◆ Task directions
Retype exactly what appears below from the line containing "Write a Python" down to the line containing "import numpy as np", keeping both end lines. Do not include pictures.

--- Begin Excerpted records ---

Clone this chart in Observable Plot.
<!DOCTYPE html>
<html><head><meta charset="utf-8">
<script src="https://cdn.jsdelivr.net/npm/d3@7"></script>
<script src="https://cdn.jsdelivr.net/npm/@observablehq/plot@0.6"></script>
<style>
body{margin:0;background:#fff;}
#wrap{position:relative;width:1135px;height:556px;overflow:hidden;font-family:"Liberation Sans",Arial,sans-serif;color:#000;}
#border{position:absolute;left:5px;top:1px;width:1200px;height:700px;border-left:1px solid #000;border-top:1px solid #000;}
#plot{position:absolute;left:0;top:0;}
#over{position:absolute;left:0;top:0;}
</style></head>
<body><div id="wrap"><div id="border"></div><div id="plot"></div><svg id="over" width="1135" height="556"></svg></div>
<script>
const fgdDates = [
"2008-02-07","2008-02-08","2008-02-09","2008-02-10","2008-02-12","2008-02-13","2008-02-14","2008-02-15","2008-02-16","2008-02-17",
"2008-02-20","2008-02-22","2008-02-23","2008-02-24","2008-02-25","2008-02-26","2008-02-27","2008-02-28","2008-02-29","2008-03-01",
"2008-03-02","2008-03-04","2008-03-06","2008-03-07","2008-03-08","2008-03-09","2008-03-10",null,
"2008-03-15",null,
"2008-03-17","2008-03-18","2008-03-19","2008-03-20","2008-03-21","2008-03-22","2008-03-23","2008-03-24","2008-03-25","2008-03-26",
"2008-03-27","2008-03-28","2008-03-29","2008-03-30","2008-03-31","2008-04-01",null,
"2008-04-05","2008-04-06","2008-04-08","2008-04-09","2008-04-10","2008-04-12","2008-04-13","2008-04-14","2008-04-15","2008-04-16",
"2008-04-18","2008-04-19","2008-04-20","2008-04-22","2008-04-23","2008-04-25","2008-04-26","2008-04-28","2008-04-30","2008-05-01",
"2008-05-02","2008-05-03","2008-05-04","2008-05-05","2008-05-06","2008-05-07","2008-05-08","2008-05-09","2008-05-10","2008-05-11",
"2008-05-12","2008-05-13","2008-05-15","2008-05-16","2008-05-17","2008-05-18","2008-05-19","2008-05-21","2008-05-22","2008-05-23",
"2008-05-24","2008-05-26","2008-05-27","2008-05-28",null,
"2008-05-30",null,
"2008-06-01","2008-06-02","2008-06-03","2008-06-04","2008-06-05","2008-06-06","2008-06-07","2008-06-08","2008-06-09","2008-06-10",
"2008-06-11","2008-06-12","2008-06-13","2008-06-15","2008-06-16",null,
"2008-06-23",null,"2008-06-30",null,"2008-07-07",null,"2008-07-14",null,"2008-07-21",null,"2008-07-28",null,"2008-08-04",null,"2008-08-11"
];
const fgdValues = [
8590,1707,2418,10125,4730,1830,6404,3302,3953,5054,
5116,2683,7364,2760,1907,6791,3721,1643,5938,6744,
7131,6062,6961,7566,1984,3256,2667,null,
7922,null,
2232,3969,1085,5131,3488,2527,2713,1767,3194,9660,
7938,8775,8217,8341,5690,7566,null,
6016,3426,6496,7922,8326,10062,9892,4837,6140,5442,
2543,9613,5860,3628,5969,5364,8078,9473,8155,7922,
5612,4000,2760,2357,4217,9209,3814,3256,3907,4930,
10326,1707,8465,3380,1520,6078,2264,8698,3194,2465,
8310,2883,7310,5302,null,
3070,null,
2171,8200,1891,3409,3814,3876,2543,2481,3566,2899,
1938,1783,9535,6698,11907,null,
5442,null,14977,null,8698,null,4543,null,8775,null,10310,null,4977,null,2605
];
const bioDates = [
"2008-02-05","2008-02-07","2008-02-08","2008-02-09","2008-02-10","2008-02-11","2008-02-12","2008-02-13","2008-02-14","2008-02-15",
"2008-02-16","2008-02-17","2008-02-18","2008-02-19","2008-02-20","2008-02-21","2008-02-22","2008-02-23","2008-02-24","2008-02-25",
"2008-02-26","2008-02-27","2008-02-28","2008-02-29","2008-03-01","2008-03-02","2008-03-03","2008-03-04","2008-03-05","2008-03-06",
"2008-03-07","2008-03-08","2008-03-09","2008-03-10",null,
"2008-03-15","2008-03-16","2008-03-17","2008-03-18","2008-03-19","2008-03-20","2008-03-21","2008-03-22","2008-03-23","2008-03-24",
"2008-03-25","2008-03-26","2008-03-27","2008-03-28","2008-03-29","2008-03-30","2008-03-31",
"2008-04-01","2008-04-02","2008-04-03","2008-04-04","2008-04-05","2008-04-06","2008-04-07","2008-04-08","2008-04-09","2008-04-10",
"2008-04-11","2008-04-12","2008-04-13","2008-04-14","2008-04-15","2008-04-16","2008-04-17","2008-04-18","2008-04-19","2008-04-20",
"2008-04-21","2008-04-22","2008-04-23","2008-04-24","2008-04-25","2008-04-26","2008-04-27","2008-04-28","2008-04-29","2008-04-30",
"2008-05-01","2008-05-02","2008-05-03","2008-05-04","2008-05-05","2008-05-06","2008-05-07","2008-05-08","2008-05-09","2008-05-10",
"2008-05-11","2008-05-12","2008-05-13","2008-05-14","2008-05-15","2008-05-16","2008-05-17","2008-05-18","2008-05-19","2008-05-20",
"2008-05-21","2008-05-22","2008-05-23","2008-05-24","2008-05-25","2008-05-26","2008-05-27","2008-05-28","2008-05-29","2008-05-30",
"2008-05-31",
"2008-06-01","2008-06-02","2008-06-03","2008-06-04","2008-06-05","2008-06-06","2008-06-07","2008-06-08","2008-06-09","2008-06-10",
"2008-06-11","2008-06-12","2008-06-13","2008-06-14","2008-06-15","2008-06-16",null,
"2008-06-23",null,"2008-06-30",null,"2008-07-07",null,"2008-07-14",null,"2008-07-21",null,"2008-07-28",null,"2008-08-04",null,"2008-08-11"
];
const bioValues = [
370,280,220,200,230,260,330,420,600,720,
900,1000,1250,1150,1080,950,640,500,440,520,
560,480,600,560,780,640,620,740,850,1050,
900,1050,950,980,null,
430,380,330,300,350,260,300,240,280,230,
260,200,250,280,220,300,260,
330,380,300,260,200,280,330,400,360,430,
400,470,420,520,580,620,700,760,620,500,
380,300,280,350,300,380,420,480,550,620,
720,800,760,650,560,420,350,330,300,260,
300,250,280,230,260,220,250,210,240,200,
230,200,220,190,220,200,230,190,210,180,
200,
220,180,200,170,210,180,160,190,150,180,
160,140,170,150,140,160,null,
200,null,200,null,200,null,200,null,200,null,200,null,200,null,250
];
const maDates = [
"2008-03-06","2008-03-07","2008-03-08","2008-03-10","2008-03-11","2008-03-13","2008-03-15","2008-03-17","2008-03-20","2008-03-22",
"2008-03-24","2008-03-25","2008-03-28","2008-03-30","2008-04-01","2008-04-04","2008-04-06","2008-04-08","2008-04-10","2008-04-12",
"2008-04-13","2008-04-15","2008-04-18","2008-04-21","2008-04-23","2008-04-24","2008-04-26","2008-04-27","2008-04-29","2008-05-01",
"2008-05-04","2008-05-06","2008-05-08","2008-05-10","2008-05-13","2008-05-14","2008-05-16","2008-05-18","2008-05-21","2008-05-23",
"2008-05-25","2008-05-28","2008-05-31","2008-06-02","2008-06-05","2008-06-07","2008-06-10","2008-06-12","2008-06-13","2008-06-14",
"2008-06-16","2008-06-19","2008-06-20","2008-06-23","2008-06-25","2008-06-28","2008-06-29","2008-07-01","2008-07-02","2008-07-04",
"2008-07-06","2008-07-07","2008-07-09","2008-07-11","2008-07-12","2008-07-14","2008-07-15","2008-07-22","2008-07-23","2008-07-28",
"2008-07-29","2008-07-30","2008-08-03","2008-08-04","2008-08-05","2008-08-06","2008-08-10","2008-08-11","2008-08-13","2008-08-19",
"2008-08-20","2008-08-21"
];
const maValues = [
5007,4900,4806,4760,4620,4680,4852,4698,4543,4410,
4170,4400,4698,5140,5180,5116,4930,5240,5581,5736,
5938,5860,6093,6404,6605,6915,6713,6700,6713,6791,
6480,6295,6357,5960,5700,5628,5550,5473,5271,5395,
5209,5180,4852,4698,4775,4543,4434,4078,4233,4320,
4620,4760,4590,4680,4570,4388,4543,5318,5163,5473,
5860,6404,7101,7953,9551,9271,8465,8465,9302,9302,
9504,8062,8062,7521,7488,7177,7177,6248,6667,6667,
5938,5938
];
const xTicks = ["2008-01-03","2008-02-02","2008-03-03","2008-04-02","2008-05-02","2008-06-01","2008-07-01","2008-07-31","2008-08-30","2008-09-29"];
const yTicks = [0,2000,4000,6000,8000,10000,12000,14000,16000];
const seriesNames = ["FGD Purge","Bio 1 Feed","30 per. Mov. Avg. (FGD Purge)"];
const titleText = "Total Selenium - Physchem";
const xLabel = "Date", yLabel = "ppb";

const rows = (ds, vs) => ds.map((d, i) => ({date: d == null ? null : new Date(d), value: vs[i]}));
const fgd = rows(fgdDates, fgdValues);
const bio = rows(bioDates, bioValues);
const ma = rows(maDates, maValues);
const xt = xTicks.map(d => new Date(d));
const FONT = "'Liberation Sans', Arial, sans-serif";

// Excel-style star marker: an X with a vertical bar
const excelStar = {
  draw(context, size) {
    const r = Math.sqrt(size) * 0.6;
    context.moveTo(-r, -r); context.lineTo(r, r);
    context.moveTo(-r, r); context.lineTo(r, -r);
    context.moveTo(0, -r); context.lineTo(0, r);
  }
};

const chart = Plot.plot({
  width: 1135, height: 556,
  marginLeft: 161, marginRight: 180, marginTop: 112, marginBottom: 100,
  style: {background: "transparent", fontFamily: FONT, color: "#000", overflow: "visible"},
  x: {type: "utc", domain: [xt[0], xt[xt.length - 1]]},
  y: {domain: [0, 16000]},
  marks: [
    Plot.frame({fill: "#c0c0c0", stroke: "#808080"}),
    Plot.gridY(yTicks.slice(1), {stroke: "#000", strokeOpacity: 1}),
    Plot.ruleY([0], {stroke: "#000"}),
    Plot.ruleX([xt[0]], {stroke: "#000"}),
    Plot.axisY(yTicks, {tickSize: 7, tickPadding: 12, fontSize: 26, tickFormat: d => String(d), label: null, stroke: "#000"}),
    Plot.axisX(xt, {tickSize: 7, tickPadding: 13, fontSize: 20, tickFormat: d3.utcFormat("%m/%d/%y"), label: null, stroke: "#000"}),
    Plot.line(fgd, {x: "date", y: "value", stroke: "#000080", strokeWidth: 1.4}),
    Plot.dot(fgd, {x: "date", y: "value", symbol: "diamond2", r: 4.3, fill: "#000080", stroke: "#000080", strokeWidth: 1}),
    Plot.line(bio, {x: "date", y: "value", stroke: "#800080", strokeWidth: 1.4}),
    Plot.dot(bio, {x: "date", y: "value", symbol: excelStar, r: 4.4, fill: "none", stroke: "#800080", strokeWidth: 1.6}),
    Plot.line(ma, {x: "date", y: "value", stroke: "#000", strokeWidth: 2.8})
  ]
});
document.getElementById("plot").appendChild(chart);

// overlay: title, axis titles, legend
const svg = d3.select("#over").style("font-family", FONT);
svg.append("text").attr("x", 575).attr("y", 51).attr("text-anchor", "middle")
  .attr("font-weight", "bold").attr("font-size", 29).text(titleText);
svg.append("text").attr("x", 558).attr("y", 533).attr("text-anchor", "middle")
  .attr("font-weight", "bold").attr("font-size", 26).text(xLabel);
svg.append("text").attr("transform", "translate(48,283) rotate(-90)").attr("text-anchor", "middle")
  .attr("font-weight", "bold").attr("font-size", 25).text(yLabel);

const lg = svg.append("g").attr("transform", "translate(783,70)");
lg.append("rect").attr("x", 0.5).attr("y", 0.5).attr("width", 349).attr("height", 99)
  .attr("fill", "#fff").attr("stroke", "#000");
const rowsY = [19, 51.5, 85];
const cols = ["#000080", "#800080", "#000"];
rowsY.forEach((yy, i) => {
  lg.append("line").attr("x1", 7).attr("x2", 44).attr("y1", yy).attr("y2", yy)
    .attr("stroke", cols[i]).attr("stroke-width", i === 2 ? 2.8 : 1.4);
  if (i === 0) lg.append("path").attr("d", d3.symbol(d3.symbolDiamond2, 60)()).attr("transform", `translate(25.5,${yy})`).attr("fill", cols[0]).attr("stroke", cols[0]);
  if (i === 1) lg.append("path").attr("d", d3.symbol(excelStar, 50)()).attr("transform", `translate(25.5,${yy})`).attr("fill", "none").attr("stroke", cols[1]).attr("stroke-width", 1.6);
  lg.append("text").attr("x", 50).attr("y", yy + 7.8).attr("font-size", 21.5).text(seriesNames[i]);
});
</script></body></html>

--- End Excerpted records ---
--- Begin Excerpted records ---

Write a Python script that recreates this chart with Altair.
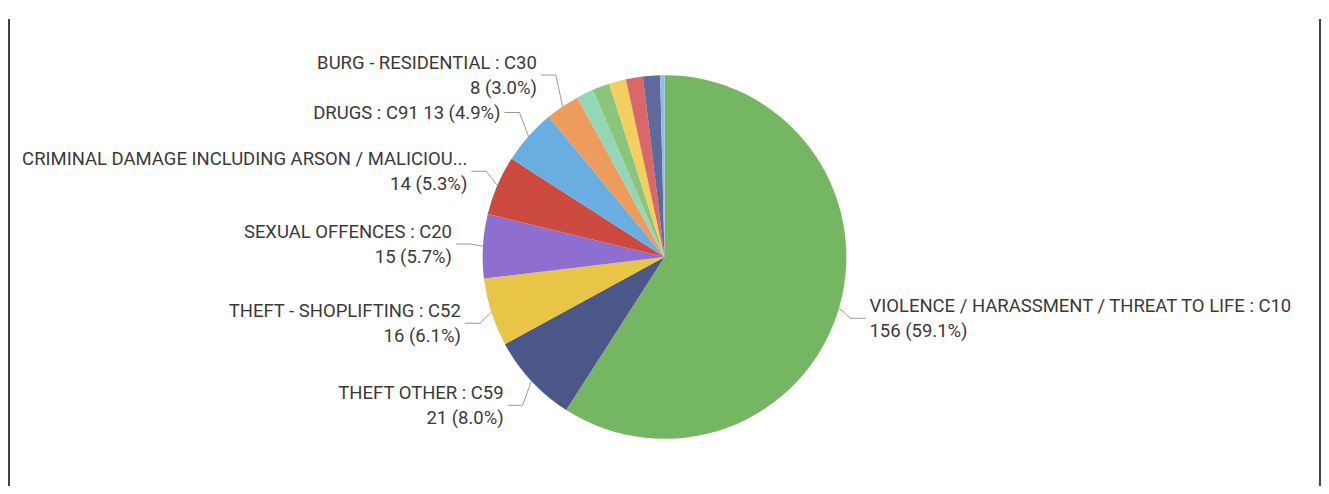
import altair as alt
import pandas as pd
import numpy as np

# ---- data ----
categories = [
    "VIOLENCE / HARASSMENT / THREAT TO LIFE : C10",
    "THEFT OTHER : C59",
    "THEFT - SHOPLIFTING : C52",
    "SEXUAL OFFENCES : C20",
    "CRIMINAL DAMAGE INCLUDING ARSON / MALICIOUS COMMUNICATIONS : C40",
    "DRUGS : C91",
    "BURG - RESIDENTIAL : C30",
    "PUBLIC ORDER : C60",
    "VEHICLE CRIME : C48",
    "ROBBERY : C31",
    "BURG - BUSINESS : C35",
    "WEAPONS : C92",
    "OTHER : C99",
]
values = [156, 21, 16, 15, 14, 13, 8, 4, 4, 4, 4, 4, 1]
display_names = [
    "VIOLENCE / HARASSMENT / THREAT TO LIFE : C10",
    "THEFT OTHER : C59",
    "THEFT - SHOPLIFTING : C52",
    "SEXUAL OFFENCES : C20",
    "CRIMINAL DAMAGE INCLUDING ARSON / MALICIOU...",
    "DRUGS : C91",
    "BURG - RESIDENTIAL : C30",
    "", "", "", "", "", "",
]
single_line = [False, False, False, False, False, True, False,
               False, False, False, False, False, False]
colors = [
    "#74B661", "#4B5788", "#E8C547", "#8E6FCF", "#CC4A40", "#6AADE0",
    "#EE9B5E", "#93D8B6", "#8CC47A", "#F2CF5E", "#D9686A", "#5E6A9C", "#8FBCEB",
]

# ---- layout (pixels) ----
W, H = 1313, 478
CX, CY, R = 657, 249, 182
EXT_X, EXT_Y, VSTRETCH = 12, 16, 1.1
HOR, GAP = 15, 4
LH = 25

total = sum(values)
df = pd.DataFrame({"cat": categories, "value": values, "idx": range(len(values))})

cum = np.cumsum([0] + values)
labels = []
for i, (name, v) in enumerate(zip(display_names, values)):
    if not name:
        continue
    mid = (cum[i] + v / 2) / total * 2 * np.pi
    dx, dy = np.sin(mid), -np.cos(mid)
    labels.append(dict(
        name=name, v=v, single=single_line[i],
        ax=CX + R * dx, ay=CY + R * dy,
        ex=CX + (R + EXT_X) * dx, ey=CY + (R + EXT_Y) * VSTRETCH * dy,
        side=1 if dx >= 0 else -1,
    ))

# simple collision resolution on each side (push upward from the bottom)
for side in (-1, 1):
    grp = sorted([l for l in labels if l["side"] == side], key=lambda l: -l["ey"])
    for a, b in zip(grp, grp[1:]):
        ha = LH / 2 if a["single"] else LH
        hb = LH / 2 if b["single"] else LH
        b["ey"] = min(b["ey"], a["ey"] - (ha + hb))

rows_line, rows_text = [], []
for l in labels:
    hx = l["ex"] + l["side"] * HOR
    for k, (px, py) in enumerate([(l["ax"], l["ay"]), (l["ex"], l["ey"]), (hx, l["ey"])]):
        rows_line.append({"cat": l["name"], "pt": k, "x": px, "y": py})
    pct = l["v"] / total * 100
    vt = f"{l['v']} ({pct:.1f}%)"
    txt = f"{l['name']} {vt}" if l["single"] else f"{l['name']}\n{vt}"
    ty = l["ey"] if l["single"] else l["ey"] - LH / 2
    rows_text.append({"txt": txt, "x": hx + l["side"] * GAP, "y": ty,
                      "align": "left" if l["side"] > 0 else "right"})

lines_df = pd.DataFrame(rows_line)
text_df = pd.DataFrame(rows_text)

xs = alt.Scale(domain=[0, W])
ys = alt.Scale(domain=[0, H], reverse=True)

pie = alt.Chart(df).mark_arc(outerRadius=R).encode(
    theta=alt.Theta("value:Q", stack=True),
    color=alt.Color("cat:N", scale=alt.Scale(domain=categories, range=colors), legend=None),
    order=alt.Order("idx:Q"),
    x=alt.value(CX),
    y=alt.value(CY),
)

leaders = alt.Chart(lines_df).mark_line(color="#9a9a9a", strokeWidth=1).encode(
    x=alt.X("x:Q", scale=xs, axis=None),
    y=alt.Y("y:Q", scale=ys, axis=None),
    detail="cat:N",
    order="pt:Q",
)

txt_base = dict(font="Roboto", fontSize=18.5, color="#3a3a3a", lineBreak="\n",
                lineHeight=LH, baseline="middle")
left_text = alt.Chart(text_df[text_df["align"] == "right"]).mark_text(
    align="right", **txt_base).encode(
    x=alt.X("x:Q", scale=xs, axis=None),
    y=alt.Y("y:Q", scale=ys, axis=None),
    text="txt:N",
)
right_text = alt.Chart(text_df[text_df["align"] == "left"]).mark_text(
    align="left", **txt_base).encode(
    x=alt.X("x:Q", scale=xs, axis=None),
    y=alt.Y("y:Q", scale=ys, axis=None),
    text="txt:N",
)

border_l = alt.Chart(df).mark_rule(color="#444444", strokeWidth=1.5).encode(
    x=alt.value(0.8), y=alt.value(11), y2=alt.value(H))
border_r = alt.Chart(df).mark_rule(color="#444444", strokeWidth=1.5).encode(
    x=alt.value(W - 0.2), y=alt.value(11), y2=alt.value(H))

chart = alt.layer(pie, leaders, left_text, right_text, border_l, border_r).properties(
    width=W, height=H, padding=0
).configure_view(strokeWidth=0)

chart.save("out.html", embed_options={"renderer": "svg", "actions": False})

--- End Excerpted records ---

◆ Solution for this problem
Write a Python script that recreates this chart with Altair.
import altair as alt
import pandas as pd
import numpy as np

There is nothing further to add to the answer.